« Malgré la reprise économique, la vague populiste fragilise la Bourse »
« Malgré la reprise économique, la vague populiste fragilise la Bourse »
Comment les marchés financiers perçoivent-ils la montée des mouvements populistes ? L’analyse de Didier Saint-Georges, membre du comité d’investissement de Carmignac.
Donald Trump à la base militaire d’Andrews, dans le Maryland (Etats-Unis). | CARLOS BARRIA / REUTERS
Le comportement positif des marchés financiers depuis le vote britannique en faveur d’une sortie de l’Union européenne, et depuis l’élection de Donald Trump à la présidence des Etats-Unis pourrait surprendre. Ces scrutins remportés sur des arguments ouvertement populistes auraient pu effrayer les investisseurs, par le saut dans l’inconnu qu’ils représentaient. Il n’en a rien été.
Depuis ces événements, les marchés actions américains et britanniques se sont appréciés respectivement de 12 % et 22 %, et la hausse des taux d’intérêt sur les dettes souveraines est restée très contenue. Est-ce à dire que le populisme est finalement compatible avec la croissance économique, la bonne santé des entreprises, la consommation des particuliers et les finances publiques ? Pour répondre à cette question, il faut d’abord prendre la mesure du contexte.
Ces bifurcations politiques se sont produites pendant la plus nette reprise économique que nous ayons connue depuis la grande crise financière de 2008. Tous les indicateurs économiques confirment que le cycle économique américain s’est redressé à partir du début de l’année 2016, au moment précis où la Chine lançait son plan de relance. L’Europe, ainsi que le Japon, ont embrayé sur cette dynamique nouvelle environ six mois plus tard.
Dans le même temps, les banques centrales sont demeurées accommodantes, même la réserve fédérale américaine (FED), qui a accompagné de commentaires prudents son très léger resserrement monétaire, le 15 mars. C’est cela que reflètent pour l’essentiel les marchés, qui se sont dans leur grande majorité comportés de façon très comparable depuis un an.
D’ailleurs, le programme économique de Donald Trump n’a pas encore été mis en œuvre. La réforme de la loi sur la santé n’a pas passé l’obstacle du Congrès, et la grande réforme fiscale annoncée ne s’y est pas encore frottée. Quant au fameux Brexit, il vient tout juste d’entrer dans sa très longue période de négociation. Pour l’instant, l’impact marginal des tournants populistes sur l’économie reste donc du domaine de l’inconnu.
Et de ce point de vue, les risques ne doivent pas être sous-estimés. Dans le cas de la Grande-Bretagne, les entreprises ont de bonnes raisons de craindre que la fin de l’accès privilégié à l’une des toutes premières zones économiques du monde, dotée d’une réglementation harmonisée, sera très pénalisante.

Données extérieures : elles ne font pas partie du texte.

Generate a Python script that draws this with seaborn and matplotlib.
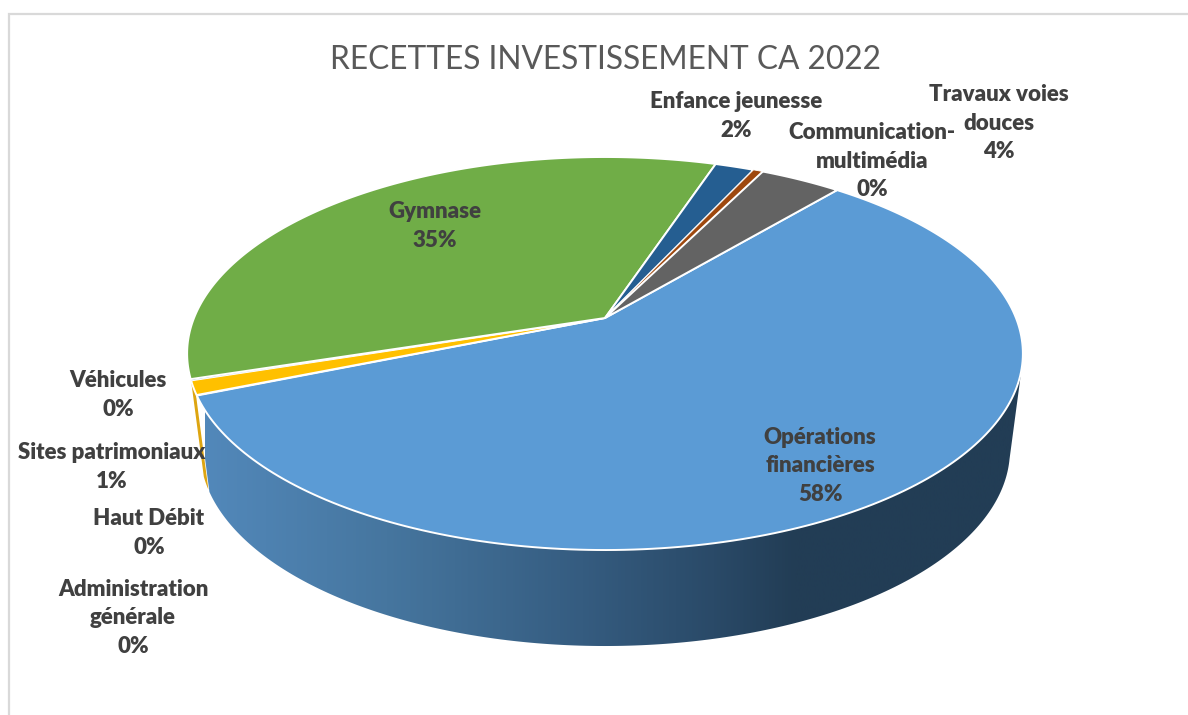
import matplotlib
matplotlib.use('Agg')  # no display here
import matplotlib.pyplot as plt
from matplotlib.colors import LinearSegmentedColormap
from matplotlib.patches import Polygon
import numpy as np
import seaborn as sns

# values (percent of total), clockwise from the blue slice
categories = ["Opérations\nfinancières", "Administration\ngénérale", "Haut Débit",
              "Sites patrimoniaux", "Véhicules", "Gymnase", "Enfance jeunesse",
              "Communication-\nmultimédia", "Travaux voies\ndouces"]
values = [57.65, 0.02, 0.02, 1.15, 0.1, 35.0, 1.8, 0.45, 3.75]
slice_colors = ["#5B9BD5", "#ED7D31", "#A5A5A5", "#FFC000", "#4472C4",
                "#70AD47", "#255E91", "#9E480E", "#636363"]
title = "RECETTES INVESTISSEMENT CA 2022"

# label centres in pixels, same order as categories
label_pos = [(820, 466), (133, 618), (149, 533), (112, 467), (118, 395),
             (435, 226), (736, 116), (872, 161), (999, 123)]

START_ANGLE = 40.0  # clockwise from the far side of the pie
TILT = 0.1807       # strength of the perspective

# top face and bottom rim of the 3D pie, pixels
TOP = dict(cx=605, cy=318, rx=411, ry=190.1)
BOTTOM = dict(cx=605, cy=414.6, rx=398.3, ry=189.6)


def project(theta_deg, cx, cy, rx, ry):
    """Project points of the pie's circle onto the screen with perspective."""
    t = np.radians(theta_deg)
    u, v = np.sin(t), np.cos(t)
    w = 1 + TILT * v
    return cx + rx * u / w, cy - ry * v / w


def arc(a, b, shape):
    xs, ys = project(np.linspace(a, b, 200), **shape)
    return np.column_stack([xs, ys])


sns.set_theme(style="white")
plt.rcParams['font.family'] = ['Lato', 'DejaVu Sans']

fig = plt.figure(figsize=(11.88, 7.15), dpi=100)
ax = fig.add_axes([0, 0, 1, 1])
ax.set_axis_off()

palette = sns.color_palette(slice_colors)
shares = np.array(values) / np.sum(values)
edges = START_ANGLE + 360 * np.concatenate([[0], np.cumsum(shares)])
blue_end = edges[1]
yellow_start, yellow_end = edges[3], edges[4]

# chart frame, only top and left show in the crop
ax.plot([9, 9, 1188], [715, 14, 14], color="#d9d9d9", lw=1.6, solid_joinstyle="miter")

# thin yellow side next to the blue one
side = np.vstack([arc(yellow_start + 0.5, yellow_end, TOP), arc(yellow_end, yellow_start + 0.5, BOTTOM)])
ax.add_patch(Polygon(side, closed=True, fc="#DDA511", ec="none", zorder=2))

# blue side with its horizontal shading
side = np.vstack([arc(103, blue_end, TOP), arc(blue_end, 103, BOTTOM)])
clip = Polygon(side, closed=True, fc="none", ec="none", transform=ax.transData)
ax.add_patch(clip)
shade = LinearSegmentedColormap.from_list("side", [
    (0.00, "#5288BA"), (0.22, "#46769F"), (0.46, "#355C80"),
    (0.62, "#2A4A68"), (0.72, "#223D55"), (1.00, "#223D55")])
img = ax.imshow(np.linspace(0, 1, 512)[None, :], cmap=shade, vmin=0, vmax=1,
                extent=(205, 1025, 660, 190), aspect="auto", zorder=3)
img.set_clip_path(clip)

# top face
for i, color in enumerate(palette):
    rim = arc(edges[i], edges[i + 1], TOP)
    pts = np.vstack([[TOP["cx"], TOP["cy"]], rim])
    lw = 0.6 if shares[i] < 0.005 else 1.4
    ax.add_patch(Polygon(pts, closed=True, fc=color, ec="white", lw=lw, joinstyle="round", zorder=4))

for name, share, (x, y) in zip(categories, shares, label_pos):
    ax.text(x, y, f"{name}\n{round(share * 100)}%", ha="center", va="center", fontsize=16,
            fontweight=800, color="#404040", linespacing=1.47, zorder=6)

ax.text(605, 60, title, ha="center", va="center", fontsize=22.8, color="#595959", zorder=6)

ax.set_xlim(0, 1188)
ax.set_ylim(715, 0)
fig.savefig("out.png", dpi=100, facecolor="white")
plt.close(fig)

Et sous l’angle macroéconomique, le Royaume-Uni devra relever le défi du financement de son très large déficit extérieur, à plus de 4 % du PIB, avec une monnaie affaiblie et des investissements étrangers inquiets. Quant aux consommateurs britanniques, c’est leur pouvoir d’achat qui risque d’être pénalisé par des importations renchéries. La décision politique du Taking back control (« reprendre le contrôle ») risque donc bien de s’accompagner d’un solde économique défavorable à terme.
Quant au slogan Making America great again, il exprime une philosophie mercantiliste assumée, dont les conséquences économiques sont peut-être mal comprises. Certes les institutions américaines ont déjà tempéré un peu les ardeurs de l’homme fort de la Maison Blanche. Mais la grande réforme fiscale demeure pour l’instant à l’ordre du jour.
Son succès, favorable en apparence à la croissance du pays, risque de bouleverser ses équilibres financiers. En effet, un plan de relance fiscale sur une économie au plein-emploi, des taux d’intérêt très bas, et une inflation déjà en accélération pourraient s’avérer explosifs pour le dollar, l’équilibre budgétaire américain et les marchés obligataires.
Cette approche populiste et mercantiliste repose sur une primauté de l’intérêt souverain immédiat, et une vision du commerce mondial comme un jeu à somme nulle dont il faut sortir gagnant. Non seulement cette conception est inévitablement source de tensions bilatérales, mais elle fait abstraction de l’interdépendance des grandes économies.
L’Europe a en réalité bien peu à gagner de la décision du Brexit, et le monde aurait beaucoup à perdre d’une victoire du nationalisme économique américain. Les marchés financiers devront se soucier de ces menaces quand la dynamique du cycle économique global ne suffira plus à dicter leur direction.